Aim: Look through the listing below for the line containing "Clone this chart in matplotlib.". Copy it and each line after it up to and including the line containing "import numpy as np", exactly, leaving out pictures.

── Available records ──

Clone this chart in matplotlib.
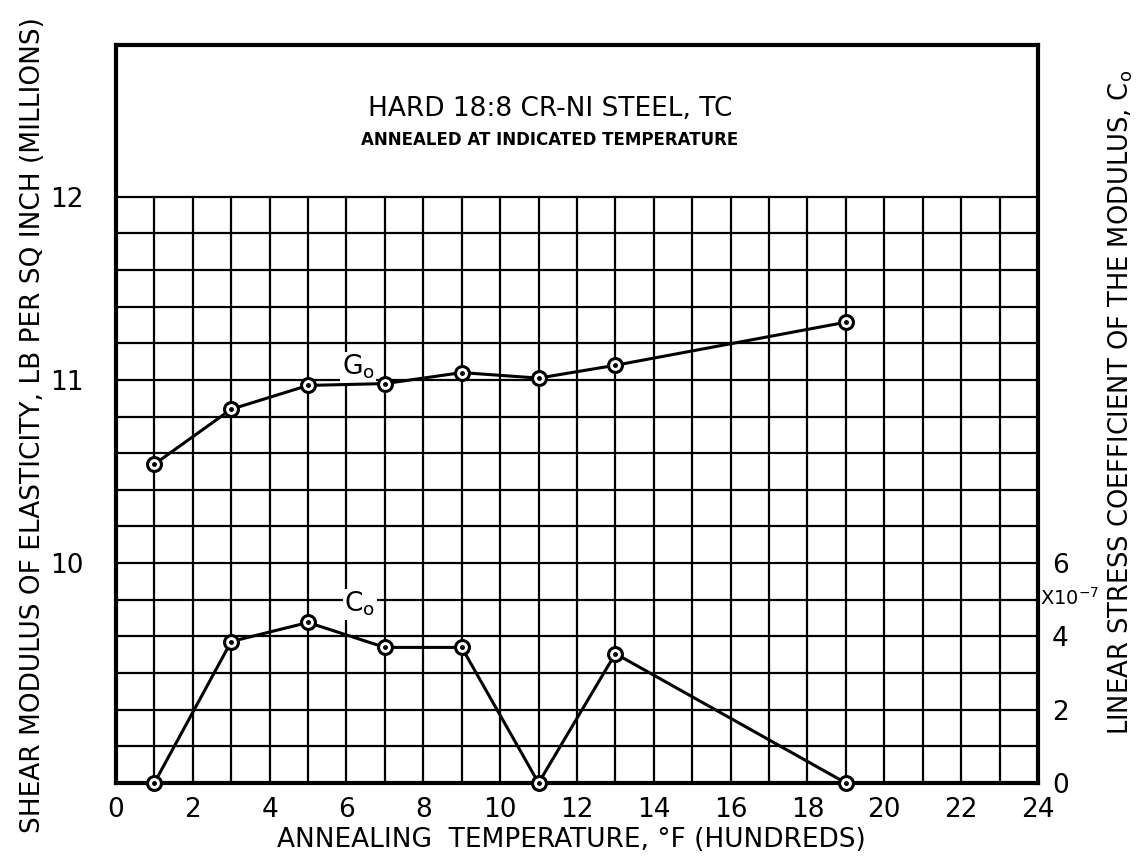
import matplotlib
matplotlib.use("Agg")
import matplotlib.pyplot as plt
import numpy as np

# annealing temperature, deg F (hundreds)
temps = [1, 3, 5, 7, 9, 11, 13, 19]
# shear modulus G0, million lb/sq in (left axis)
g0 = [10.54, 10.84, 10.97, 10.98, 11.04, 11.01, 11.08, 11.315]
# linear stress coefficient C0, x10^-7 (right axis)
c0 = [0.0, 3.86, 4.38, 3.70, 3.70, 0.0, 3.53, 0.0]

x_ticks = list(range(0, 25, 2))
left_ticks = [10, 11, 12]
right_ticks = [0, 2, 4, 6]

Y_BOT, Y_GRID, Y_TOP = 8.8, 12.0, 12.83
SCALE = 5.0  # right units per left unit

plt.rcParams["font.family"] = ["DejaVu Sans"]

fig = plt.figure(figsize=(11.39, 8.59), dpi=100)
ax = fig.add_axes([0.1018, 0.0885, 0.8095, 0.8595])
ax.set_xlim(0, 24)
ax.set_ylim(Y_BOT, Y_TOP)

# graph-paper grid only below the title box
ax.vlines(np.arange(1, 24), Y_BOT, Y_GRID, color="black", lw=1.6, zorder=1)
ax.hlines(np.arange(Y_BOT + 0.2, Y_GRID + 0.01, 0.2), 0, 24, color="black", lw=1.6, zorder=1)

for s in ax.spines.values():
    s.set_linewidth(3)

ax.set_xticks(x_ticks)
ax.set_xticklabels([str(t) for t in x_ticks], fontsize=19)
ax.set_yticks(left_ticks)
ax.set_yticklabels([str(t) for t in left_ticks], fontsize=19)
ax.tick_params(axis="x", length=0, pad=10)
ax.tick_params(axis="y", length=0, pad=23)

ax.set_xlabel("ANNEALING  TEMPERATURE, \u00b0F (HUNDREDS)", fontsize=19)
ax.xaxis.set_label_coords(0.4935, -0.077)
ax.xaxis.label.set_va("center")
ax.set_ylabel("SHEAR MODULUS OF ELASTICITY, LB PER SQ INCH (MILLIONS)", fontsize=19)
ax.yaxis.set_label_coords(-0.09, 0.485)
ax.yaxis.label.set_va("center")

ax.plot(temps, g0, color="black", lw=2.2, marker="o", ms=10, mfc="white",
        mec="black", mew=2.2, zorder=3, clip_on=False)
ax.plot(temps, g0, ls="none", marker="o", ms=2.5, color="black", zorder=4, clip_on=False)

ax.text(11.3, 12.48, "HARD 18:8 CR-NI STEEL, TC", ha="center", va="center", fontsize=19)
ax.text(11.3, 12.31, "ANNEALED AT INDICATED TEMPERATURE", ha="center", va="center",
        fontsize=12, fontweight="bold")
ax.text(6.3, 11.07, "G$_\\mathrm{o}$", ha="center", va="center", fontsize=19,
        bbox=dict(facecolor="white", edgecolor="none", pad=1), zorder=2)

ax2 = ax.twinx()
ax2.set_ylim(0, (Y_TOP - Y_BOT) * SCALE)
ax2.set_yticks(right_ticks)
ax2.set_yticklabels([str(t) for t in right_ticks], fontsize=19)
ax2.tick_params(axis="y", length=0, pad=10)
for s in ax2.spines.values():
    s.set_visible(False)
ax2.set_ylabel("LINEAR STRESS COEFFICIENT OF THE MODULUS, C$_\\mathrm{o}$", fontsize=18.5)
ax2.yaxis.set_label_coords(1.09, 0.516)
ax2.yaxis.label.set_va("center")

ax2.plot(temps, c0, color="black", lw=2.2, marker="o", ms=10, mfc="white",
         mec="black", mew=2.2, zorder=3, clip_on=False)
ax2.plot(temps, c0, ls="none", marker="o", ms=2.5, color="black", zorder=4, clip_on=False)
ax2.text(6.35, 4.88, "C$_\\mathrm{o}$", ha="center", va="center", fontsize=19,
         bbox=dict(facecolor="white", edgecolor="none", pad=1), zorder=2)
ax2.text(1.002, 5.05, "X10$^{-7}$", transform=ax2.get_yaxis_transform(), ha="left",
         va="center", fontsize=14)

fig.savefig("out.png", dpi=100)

───
── Available records ──

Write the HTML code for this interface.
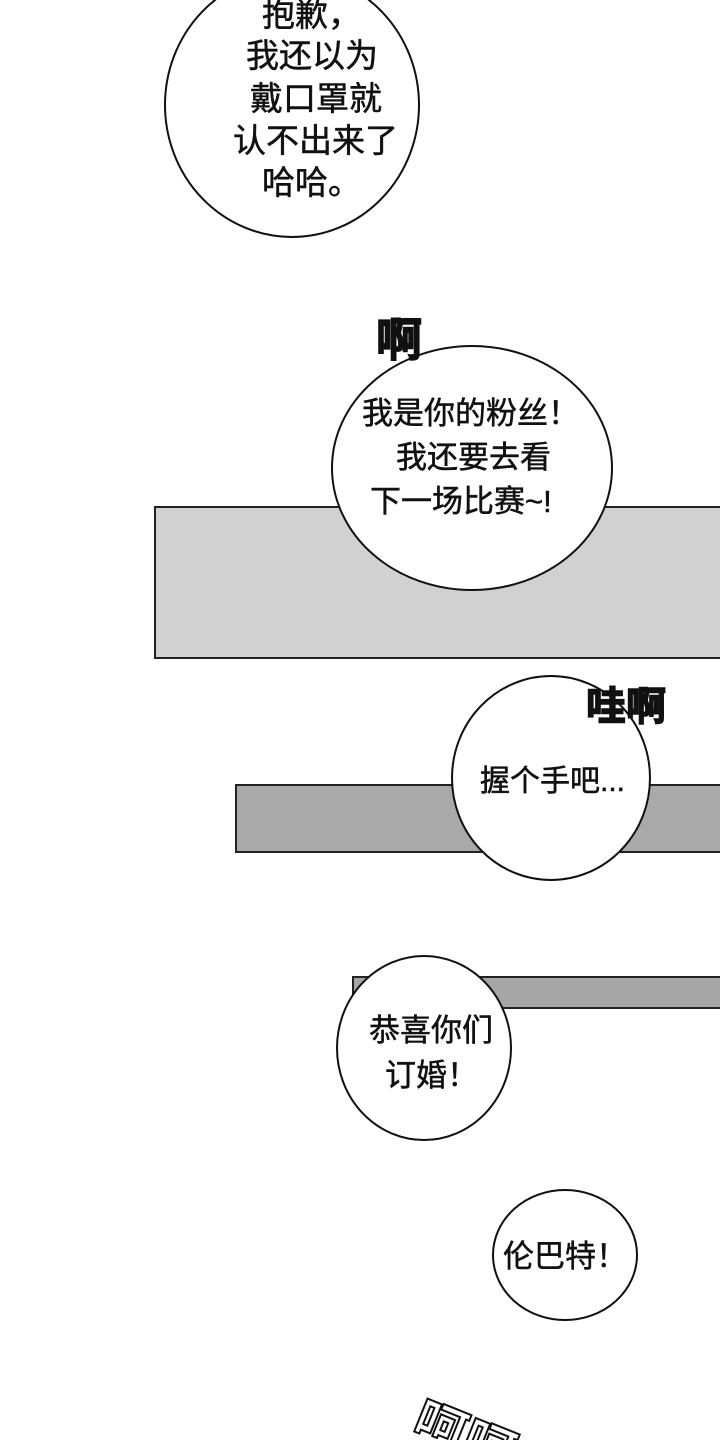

───

Written response:
Clone this chart in matplotlib.
import matplotlib
matplotlib.use("Agg")
import matplotlib.pyplot as plt
import numpy as np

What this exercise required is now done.